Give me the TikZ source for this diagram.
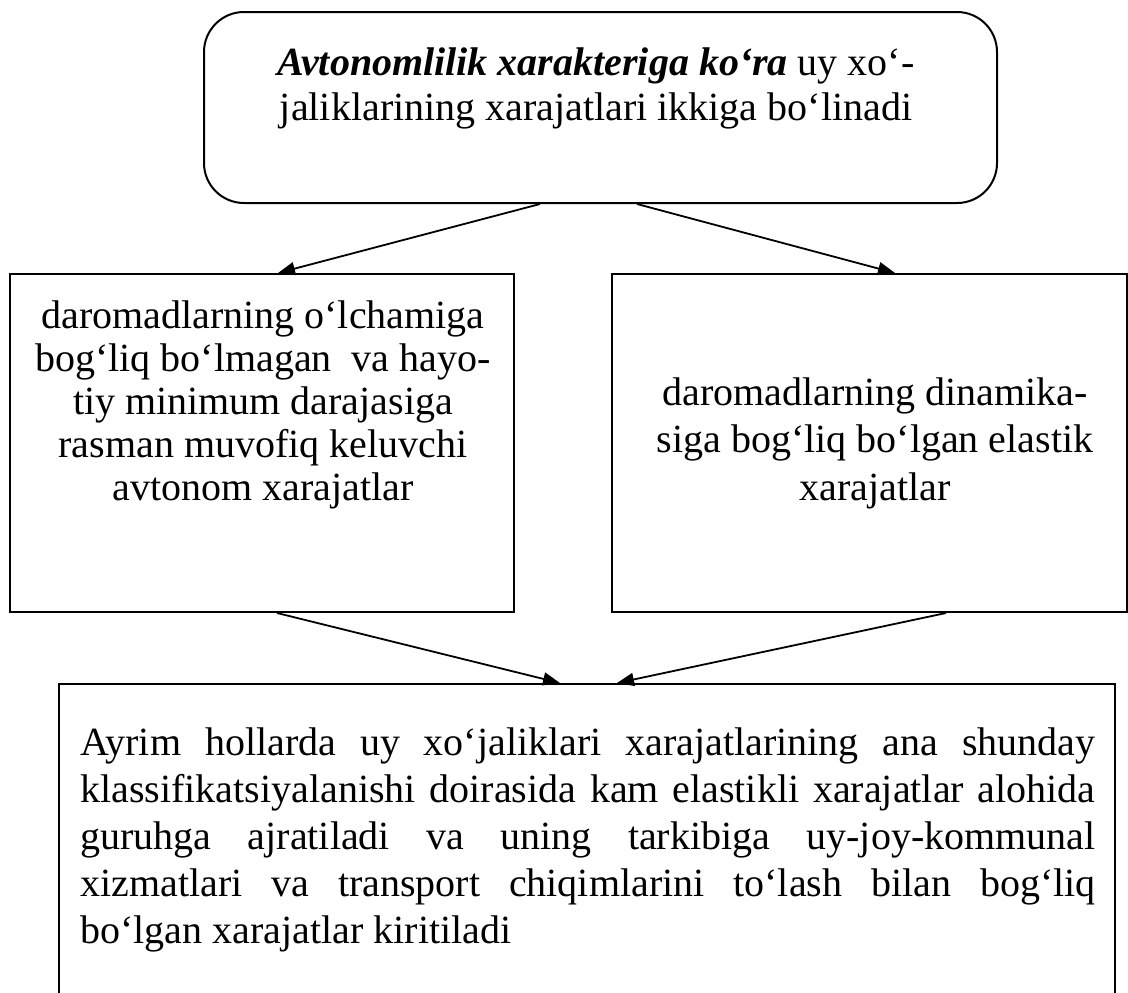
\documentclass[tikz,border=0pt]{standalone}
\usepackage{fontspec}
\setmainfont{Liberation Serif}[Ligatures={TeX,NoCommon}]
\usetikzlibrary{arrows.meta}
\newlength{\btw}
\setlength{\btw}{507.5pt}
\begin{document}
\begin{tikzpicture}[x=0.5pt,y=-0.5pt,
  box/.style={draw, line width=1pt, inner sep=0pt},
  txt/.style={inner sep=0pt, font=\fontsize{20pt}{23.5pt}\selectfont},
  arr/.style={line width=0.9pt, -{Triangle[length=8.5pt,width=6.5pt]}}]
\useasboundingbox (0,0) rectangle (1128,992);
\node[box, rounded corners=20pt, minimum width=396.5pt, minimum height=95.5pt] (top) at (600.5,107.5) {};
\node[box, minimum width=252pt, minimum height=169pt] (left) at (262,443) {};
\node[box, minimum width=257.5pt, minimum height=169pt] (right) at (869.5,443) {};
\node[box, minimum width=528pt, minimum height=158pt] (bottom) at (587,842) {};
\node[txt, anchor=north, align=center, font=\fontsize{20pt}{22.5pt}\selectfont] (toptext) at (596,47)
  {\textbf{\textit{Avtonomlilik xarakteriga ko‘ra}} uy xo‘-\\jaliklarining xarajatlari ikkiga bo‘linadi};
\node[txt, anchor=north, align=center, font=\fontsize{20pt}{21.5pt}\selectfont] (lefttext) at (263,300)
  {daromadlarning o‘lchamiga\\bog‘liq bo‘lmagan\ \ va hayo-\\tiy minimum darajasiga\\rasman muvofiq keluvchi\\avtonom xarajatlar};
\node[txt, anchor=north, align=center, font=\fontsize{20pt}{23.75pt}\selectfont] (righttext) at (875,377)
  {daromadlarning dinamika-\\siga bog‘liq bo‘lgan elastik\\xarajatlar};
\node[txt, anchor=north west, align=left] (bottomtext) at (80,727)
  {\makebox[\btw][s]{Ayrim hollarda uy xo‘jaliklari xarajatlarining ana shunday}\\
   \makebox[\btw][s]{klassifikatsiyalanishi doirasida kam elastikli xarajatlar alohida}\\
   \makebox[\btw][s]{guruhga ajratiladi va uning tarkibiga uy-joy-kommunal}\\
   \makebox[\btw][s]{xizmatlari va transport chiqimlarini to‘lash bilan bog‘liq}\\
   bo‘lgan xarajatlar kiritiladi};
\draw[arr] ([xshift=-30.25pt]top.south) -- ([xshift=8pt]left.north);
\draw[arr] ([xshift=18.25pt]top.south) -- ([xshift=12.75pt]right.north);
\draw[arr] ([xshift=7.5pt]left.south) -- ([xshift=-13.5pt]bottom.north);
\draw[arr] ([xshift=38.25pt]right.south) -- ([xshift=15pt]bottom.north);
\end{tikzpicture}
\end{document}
...
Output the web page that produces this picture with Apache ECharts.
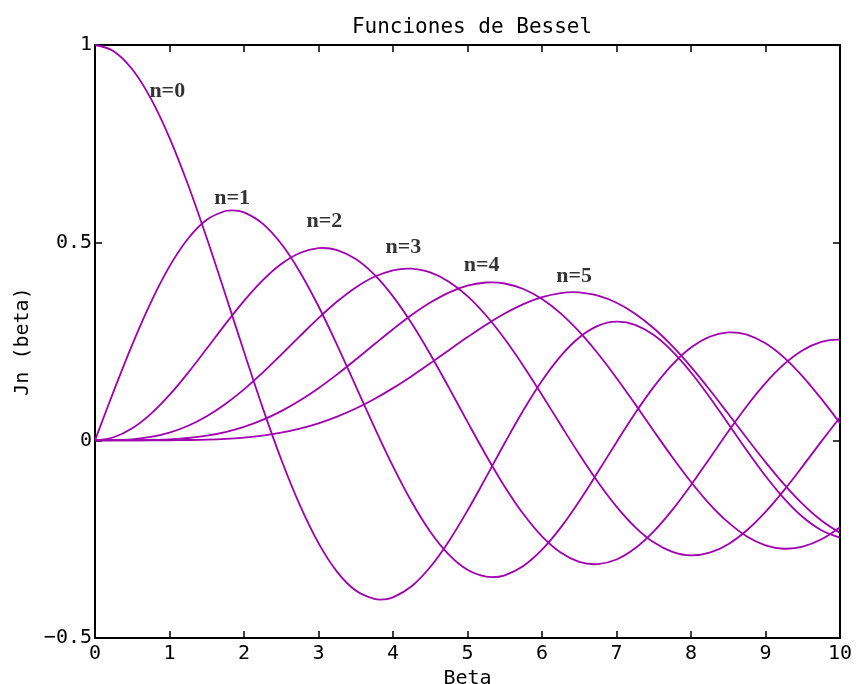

**Problem to solve**
Reproduce every line from the entries that holds the word "this".

**Task answer**
Give me the TikZ source for this diagram.
Output the web page that produces this picture with Apache ECharts.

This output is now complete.